Before adding a sentence to a prompt, I ask: will I know which problem this sentence was trying to fix, six months from now? If no — write that problem into the comment above the sentence. If you can’t even articulate the problem, the sentence probably isn’t earning its place.
Hard to delete
"Be very careful with the output format. Make sure to include all required fields. Output should be valid JSON. Do not add commentary."
Easy to delete
// gpt-4o-mini used to drop the // 'confidence' field ~5% of the time // (eval run 2024-11-12) "Return all keys in the schema below, even if the value is null."
The second version is delete-ready.
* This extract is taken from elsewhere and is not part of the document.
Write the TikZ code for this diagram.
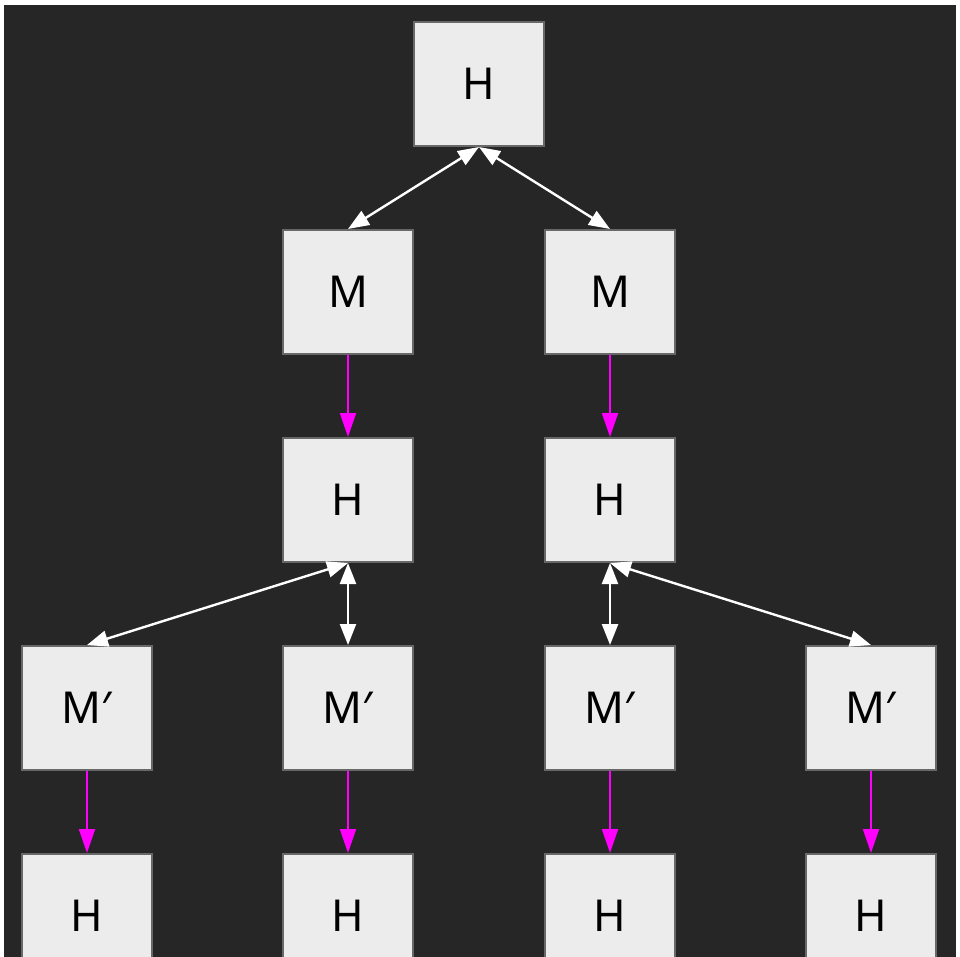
\documentclass[tikz,border=0pt]{standalone}
\usepackage{fontspec}
\setmainfont{Noto Sans}
\usetikzlibrary{arrows.meta,positioning}
\definecolor{bgDark}{HTML}{262626}
\definecolor{boxFill}{HTML}{ECECEC}
\definecolor{boxLine}{HTML}{686868}
\definecolor{linkMag}{HTML}{FF00FF}
\tikzset{
    treebox/.style={draw=boxLine, fill=boxFill, line width=2pt, minimum width=130pt,
        minimum height=124pt, inner sep=0pt, text=black, font=\fontsize{44}{50}\selectfont},
    swap/.style={white, line width=2.4pt, {Triangle[length=21pt,width=16pt]}-{Triangle[length=21pt,width=16pt]}},
    derive/.style={linkMag, line width=2pt, -{Triangle[length=24pt,width=16pt]}}
}
\begin{document}
\begin{tikzpicture}[x=1pt,y=-1pt]

    % frame
    \useasboundingbox (0,0) rectangle (960,957);
    \clip (0,0) rectangle (960,957);
    \fill[white] (0,0) rectangle (960,957);
    \fill[bgDark] (4,5) rectangle (956,970);

    % nodes
    \node[treebox] (h0) at (479,84) {H};
    \node[treebox] (m1) at (348,292) {M};
    \node[treebox] (m2) at (610,292) {M};
    \node[treebox] (h1) at (348,500) {H};
    \node[treebox] (h2) at (610,500) {H};
    \node[treebox] (p1) at (87,708) {M′};
    \node[treebox] (p2) at (348,708) {M′};
    \node[treebox] (p3) at (610,708) {M′};
    \node[treebox] (p4) at (871,708) {M′};
    \node[treebox] (g1) at (87,916) {H};
    \node[treebox] (g2) at (348,916) {H};
    \node[treebox] (g3) at (610,916) {H};
    \node[treebox] (g4) at (871,916) {H};

    % links
    \draw[swap] (h0.south) -- (m1.north);
    \draw[swap] (h0.south) -- (m2.north);
    \draw[derive] (m1.south) -- (h1.north);
    \draw[derive] (m2.south) -- (h2.north);
    \draw[swap] (h1.south) -- (p1.north);
    \draw[swap] (h1.south) -- (p2.north);
    \draw[swap] (h2.south) -- (p3.north);
    \draw[swap] (h2.south) -- (p4.north);
    \foreach \a/\b in {p1/g1,p2/g2,p3/g3,p4/g4}
        \draw[derive] (\a.south) -- (\b.north);

\end{tikzpicture}
\end{document}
When a future model stops dropping fields, you can find the eval that motivated the line and verify the fix; then the line goes.
Comments are not lipstick
I keep a comment above every guardrail clause saying:
- which model version it was added for,
- which eval was failing,
- when I last re-ran that eval.
This sounds like over-engineering. It is not. It’s the difference between a prompt I can refactor and a prompt that has become a sedimentary rock.
What this changes day-to-day
I write fewer instructions per pass. I let the model fail in eval, then add exactly the clause that fixes the failure, with the comment attached. The prompt grows linearly with the number of distinct failures I’ve cared enough to fix, not with my anxiety on a given Tuesday.